→ YOUR TASK: Look for "that" in each line of the entries, and return the matching lines.

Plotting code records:

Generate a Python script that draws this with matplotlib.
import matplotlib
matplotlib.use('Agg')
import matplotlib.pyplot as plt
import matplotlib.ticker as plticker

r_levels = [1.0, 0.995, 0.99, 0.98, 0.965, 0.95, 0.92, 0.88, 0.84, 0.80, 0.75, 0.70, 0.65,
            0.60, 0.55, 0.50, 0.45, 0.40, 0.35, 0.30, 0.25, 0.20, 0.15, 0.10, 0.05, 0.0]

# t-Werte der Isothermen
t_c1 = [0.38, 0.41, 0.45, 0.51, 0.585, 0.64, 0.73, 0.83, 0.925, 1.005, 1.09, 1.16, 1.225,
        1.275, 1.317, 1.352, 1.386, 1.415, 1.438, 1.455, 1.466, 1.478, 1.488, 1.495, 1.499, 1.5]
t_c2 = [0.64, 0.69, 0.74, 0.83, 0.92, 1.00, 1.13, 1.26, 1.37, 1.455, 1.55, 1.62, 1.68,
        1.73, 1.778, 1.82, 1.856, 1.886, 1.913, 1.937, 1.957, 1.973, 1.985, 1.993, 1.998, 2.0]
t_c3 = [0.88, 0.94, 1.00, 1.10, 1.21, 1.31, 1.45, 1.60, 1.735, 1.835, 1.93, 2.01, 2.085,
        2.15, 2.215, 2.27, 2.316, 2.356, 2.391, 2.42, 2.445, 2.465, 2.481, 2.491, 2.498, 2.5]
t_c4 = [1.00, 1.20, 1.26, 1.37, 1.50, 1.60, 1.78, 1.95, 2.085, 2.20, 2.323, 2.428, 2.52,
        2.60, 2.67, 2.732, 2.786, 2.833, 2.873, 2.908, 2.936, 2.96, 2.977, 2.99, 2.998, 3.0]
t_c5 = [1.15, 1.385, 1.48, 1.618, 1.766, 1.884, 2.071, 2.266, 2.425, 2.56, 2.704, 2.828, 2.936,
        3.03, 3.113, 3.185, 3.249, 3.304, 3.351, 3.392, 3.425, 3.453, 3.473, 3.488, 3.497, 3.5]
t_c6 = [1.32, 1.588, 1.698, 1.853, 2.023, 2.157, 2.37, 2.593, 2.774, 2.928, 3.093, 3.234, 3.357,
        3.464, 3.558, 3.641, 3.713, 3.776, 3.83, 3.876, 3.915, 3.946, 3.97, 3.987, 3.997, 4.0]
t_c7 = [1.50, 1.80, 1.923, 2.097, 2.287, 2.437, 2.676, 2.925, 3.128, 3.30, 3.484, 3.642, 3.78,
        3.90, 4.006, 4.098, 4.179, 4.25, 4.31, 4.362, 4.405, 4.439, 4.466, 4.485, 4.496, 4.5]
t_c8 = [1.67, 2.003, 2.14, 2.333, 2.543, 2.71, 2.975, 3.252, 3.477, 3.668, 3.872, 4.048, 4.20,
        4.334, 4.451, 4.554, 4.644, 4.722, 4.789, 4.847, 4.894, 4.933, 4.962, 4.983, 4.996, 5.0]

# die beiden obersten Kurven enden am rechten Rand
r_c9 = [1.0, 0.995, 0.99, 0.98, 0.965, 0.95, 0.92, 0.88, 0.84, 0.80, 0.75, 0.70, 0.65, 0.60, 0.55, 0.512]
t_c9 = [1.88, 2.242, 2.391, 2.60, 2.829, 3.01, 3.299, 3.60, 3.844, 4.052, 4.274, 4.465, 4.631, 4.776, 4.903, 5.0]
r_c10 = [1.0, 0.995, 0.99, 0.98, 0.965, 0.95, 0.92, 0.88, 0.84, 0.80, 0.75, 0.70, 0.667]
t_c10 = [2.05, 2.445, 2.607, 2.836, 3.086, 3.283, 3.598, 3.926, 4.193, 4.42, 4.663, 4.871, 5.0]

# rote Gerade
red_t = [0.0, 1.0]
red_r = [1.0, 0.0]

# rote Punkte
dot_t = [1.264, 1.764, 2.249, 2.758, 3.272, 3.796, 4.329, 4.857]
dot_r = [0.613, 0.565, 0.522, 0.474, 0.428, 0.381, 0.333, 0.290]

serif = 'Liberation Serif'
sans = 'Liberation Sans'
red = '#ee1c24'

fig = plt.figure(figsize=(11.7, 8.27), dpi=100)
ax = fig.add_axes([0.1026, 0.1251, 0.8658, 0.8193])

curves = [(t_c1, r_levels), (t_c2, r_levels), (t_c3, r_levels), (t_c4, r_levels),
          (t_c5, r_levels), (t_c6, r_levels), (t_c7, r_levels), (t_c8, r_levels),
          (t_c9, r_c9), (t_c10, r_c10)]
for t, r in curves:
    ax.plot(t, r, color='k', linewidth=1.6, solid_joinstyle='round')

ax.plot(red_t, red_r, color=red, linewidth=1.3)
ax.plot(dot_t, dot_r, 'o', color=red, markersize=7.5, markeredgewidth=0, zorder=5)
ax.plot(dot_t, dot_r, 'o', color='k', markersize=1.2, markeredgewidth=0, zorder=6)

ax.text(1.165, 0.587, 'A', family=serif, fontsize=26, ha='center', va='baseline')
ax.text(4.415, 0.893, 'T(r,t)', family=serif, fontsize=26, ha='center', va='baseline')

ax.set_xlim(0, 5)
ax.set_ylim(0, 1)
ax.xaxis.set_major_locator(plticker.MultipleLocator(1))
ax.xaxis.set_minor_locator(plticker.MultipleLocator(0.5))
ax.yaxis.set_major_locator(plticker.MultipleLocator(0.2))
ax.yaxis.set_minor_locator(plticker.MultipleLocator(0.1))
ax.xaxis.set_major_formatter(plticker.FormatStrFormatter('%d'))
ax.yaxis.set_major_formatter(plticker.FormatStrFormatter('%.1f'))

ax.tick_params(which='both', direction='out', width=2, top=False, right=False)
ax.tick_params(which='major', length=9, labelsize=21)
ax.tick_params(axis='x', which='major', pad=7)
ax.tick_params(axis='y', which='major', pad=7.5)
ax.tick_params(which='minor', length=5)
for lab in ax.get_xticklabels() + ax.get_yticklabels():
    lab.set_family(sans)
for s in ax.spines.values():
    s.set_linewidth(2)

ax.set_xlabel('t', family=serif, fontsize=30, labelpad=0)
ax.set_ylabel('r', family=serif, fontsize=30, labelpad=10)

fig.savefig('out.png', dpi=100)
---
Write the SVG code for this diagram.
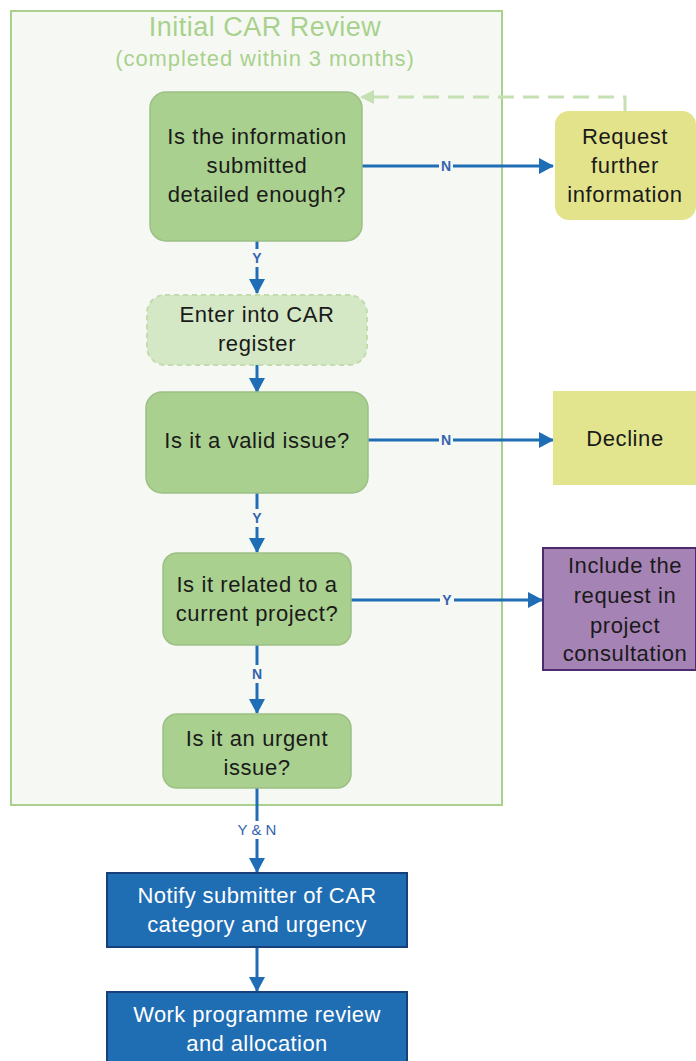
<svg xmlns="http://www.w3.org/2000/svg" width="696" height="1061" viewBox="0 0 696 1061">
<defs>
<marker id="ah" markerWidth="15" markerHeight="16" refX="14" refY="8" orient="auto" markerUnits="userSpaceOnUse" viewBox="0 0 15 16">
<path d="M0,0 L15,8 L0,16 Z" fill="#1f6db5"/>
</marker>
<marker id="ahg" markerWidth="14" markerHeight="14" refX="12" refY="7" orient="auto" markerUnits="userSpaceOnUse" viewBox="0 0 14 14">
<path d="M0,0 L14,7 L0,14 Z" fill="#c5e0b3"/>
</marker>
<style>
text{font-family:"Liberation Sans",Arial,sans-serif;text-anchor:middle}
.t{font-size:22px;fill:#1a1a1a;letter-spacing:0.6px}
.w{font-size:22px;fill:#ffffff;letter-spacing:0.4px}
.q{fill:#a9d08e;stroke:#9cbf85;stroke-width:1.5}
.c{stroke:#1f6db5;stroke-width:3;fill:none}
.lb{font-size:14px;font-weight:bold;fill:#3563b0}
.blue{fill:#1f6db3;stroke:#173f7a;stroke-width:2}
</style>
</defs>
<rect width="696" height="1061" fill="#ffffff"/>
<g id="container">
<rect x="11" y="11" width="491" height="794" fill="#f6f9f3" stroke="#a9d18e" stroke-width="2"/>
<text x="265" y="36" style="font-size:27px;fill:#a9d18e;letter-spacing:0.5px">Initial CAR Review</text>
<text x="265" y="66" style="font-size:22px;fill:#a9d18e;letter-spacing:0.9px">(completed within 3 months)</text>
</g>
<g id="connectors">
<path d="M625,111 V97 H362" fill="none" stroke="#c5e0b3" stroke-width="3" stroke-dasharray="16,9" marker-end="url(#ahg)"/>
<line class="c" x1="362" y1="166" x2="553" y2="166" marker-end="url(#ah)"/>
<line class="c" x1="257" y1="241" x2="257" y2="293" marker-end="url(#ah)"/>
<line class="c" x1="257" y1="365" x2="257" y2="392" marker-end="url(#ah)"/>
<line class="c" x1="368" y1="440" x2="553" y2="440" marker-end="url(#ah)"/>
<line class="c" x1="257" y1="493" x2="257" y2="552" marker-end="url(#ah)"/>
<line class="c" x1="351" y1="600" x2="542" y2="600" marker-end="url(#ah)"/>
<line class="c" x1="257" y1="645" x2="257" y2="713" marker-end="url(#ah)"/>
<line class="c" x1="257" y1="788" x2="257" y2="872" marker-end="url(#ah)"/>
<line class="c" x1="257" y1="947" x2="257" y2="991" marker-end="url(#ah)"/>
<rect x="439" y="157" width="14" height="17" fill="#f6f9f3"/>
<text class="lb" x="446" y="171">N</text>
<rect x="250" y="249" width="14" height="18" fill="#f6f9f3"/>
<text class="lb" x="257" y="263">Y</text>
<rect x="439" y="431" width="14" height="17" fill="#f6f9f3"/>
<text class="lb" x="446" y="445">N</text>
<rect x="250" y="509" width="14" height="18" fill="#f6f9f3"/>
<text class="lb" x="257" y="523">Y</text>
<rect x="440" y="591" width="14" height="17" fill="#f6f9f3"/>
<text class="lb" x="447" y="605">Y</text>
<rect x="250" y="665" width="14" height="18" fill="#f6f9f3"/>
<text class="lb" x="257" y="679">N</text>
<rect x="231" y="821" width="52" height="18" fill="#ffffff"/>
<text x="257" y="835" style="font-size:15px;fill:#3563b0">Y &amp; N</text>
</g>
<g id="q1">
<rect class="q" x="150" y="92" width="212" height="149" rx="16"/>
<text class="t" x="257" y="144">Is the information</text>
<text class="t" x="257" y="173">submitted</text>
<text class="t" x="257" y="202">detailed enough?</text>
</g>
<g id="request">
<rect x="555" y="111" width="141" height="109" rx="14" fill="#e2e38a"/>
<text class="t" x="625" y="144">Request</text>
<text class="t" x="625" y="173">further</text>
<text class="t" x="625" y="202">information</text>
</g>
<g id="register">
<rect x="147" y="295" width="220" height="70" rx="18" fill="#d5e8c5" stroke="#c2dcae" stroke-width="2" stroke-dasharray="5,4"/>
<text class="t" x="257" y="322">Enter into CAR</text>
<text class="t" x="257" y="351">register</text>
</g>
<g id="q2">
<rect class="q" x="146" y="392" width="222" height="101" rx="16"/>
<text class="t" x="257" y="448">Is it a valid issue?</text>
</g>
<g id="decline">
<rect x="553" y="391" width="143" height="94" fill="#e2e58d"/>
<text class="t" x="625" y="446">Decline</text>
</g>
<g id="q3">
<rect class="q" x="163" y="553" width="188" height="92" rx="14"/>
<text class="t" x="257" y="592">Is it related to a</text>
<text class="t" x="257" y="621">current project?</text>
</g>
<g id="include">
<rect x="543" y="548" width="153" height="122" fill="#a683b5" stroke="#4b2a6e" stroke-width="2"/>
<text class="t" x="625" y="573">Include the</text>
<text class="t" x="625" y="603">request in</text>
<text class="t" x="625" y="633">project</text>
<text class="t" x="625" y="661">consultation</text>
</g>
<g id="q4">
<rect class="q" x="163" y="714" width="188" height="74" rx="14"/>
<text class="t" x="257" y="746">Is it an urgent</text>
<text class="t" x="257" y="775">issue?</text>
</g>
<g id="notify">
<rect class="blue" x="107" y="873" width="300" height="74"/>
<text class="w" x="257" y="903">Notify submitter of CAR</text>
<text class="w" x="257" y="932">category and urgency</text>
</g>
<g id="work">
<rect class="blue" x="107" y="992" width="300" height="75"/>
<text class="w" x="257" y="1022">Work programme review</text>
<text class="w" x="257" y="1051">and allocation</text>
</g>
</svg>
* * *
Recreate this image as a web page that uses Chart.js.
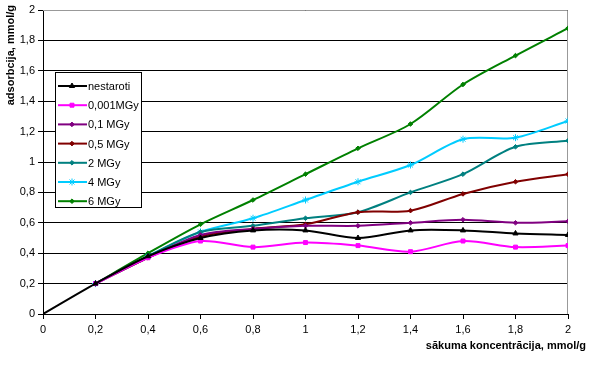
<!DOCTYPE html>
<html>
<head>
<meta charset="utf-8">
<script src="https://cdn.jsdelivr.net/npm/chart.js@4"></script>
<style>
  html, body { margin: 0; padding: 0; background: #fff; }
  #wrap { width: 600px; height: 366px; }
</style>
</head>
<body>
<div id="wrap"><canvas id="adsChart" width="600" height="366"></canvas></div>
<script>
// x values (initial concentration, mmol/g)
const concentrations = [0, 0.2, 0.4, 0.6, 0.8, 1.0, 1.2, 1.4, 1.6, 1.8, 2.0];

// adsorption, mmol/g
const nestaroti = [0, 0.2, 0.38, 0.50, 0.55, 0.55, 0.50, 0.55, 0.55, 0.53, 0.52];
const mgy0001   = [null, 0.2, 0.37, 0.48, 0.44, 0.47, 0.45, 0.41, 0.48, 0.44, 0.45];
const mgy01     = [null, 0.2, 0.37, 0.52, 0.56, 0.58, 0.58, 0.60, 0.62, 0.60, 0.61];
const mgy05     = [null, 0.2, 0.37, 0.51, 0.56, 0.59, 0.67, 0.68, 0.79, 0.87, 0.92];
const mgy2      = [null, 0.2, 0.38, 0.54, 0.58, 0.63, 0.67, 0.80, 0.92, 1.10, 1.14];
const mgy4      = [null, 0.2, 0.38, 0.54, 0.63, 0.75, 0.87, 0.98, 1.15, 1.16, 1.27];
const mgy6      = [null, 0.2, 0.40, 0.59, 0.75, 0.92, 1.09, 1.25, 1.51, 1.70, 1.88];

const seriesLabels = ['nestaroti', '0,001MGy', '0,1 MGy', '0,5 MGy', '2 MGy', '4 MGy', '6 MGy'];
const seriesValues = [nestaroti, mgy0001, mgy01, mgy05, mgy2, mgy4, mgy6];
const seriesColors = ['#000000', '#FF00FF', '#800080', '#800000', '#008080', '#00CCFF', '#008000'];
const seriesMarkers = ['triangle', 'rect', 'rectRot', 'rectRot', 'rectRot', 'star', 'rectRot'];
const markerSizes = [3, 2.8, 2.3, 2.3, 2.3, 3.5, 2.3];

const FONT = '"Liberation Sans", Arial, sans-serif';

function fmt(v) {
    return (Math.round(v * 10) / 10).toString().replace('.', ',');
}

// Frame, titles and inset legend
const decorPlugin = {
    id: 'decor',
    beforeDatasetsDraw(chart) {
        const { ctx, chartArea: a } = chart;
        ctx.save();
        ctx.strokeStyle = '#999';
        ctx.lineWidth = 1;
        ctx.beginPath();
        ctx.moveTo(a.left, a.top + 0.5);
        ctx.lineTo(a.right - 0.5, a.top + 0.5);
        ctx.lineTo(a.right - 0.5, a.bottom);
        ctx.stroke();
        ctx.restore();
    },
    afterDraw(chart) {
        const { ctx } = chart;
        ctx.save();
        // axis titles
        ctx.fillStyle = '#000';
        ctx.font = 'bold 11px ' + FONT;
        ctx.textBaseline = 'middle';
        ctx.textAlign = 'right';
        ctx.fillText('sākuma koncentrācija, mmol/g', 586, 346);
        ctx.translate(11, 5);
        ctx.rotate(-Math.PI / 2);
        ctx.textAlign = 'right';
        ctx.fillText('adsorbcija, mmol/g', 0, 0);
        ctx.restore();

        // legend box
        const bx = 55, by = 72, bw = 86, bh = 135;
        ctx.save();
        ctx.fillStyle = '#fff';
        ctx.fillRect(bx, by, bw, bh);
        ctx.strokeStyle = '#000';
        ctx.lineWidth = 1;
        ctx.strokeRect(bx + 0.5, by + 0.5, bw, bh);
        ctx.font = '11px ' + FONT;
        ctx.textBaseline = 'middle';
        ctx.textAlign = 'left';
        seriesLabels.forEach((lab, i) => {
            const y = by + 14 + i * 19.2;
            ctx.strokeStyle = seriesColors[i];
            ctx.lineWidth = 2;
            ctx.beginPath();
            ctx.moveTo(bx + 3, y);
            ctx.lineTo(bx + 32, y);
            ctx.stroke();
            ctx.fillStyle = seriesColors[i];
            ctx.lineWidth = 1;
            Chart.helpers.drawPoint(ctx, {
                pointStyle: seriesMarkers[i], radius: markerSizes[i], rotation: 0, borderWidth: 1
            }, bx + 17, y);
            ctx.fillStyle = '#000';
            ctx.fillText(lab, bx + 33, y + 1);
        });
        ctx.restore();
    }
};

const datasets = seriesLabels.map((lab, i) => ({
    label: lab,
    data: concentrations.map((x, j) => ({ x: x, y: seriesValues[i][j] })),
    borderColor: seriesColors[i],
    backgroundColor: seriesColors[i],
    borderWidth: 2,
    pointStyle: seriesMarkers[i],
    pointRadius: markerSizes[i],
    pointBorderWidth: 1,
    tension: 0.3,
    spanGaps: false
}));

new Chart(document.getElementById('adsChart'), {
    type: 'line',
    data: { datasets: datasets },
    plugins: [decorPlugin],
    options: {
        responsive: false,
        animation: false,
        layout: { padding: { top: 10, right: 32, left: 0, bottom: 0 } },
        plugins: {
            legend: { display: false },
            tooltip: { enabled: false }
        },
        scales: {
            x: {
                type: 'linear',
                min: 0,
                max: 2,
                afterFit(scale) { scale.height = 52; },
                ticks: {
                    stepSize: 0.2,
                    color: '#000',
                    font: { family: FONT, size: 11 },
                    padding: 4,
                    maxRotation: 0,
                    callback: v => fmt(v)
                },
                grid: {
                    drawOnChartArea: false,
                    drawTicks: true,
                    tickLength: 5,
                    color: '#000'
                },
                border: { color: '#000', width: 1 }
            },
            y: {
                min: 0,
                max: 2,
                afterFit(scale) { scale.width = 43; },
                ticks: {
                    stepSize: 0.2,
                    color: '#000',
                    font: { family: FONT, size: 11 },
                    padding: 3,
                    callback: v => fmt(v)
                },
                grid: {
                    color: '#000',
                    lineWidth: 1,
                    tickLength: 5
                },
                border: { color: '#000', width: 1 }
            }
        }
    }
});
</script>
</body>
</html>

→ EXERCISE ANSWER:
Generate a Python script that draws this with matplotlib.
Recreate this image as a web page that uses Chart.js.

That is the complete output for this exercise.